Once you have a profit, keep your stop set at your entry price. Never let a profit turn into a loss. Never! Never! If the trade really starts making nice gains, follow it up with a trailing stop at the previous day's low. Remember, your primary objective is to stay with the momentum. If the price dips below the prior day's intraday low, it's a good indication that momentum is waning.

Finally, don't ever expect to get in at the bottom or out at the top. You will kill yourself emotionally with all the "woulda coulda shoulda" profits that you didn't make. The idea is to catch the middle bulk of the move. Don't try to squeeze out every last dime if you've made a nice chunk.

Suppose you were to buy SSO at the open on any given day since October 1st. The average range from the open to the intraday low has been 6.4% over these 40 trading days. With only one exception, when the price fell more than 7% from the open to the day's low, it continued to move lower in the subsequent 6 days (average) for an average loss of 25%. Those quick 7% losses look pretty good by comparison.

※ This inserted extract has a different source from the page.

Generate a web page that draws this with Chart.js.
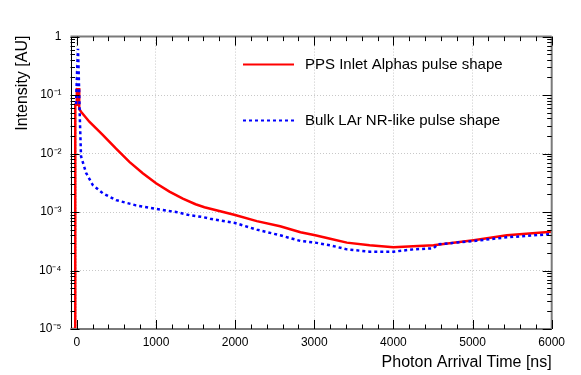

As for entry points, I personally prefer to buy when the fast stochastic oscillator (both %K and %D) dips below 20, indicating a short-term oversold condition. You can use your own favorite indicator or just your gut feeling. The most important thing to keep in mind is not "where" to get in, but "how" to get out. Unless you have steely resolve to exercise a ruthless sell discipline, you would be better off staying in cash."